Anatomy of the BLAST command

A basic BLAST command states your reference database, your query, and an output file, for example:

blastx –db /home/db/fish –query contigs.fasta –out contigs_blx.txt

This example uses blastx to match a DNA query against protein database, targets a (fictional) protein database named ‘fish’ stored at /home/db/, blasts the file contig.fasta and puts the output in contig_blx.txt

Given that you will be searching a nucleotide query against a nucleotide database, which BLAST command do you think you need?

You already have the databases you require today, but sometimes you will need to create a custom database based on some collection of sequences dear to your heart! It’s not as simple as just creating a FASTA of sequences to search against: in order for BLAST to use them, it has to convert them into BLAST database format. The command to do so is makeblastdb. To create a new database:

    makeblastdb -in nucleotide_seq.fa –dbtype nucl –title my_db -out my_seq

# Command line options
-in         [input_file] 
-dbtype     [molecule_type], nucl – nucleotide or prot - protein
-title  [database_title]
-out        [database_name]

There are also many other options to explore if you so desire!

Exercise: Searching with BLAST
  1. Perform BLAST analysis of one of your extracted marker genes against the relevant database. Interrogate the output using ‘less’.

  2. Re-run the BLAST analysis with the output format parameter set to a customised -outfmt 6, which will output the data into a tablular format (often useful for subsequent analyses). Call the output something different so as not to overwrite the previous one. Interrogate the output using ‘less’. Can you see the difference to previously? How easy do you find it to read and interpret?

    blastx -query [contigs.fasta] -db ~/classdata/REFS/blastdb/hum_mt_pep -out [output.txt] -outfmt "6 qseqid sseqid pident length mismatch gapopen sstart send qstart qend evalue bitscore"
  1. Have a look at this guide to further customising your output table. Can you get it to return a table that just contains the query ID, the subject (match) ID, the species name and the E value? N.B. To get BLAST to return taxonomic information, you need to copy the taxonomy database into your working directory.
cp ~/classdata/REFS/blastdb/taxdb.* .
  1. Look at the BLAST options using blastn -help. Can you find one that will allow you to choose how many hits it returns?

  2. Extension: Produce a loop to get identities for all your prokaryotes.

[Minimap](https://github.com/lh3/minimap2) is a mapping software. It maps (aligns) sequencing reads to an assembled genome, so that it’s possible to see where in the genome each read originated from. We can use to see how the individual reads contributed to the assembled genome, and how deep the coverage is at each point along the genome.

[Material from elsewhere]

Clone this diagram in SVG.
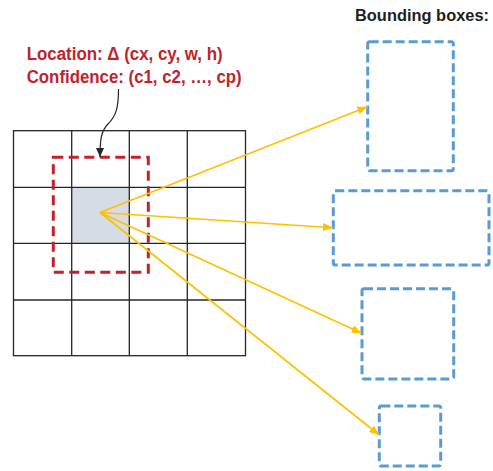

module load minimap2/2.28-w7jvpwe

Samtools - BAM/SAM tool utilities (for handling the alignment files minimap produces). BAM and SAM are file formats for storing reads alongside lots of information about how each read maps to the genome. They are very similar, but BAM files are more compact and not human-readable (if you try to open one if looks like gobbledygook), whereas SAM files are larger but human-readable (at least to a certain type of nerd).

module load samtools/1.19.2-m76oqh7

Align read sequences to your assemblies and create a BAM file.

minimap2 -ax sr [your contigs.fasta] [forward_read.fastq] [reverse_read.fastq] > aln.sam
samtools view -b -S aln.sam > aln.bam
samtools sort aln.bam > aln_sorted.bam
samtools index aln_sorted.bam

Overlay the BAM file you have generated into your assembly using Artemis.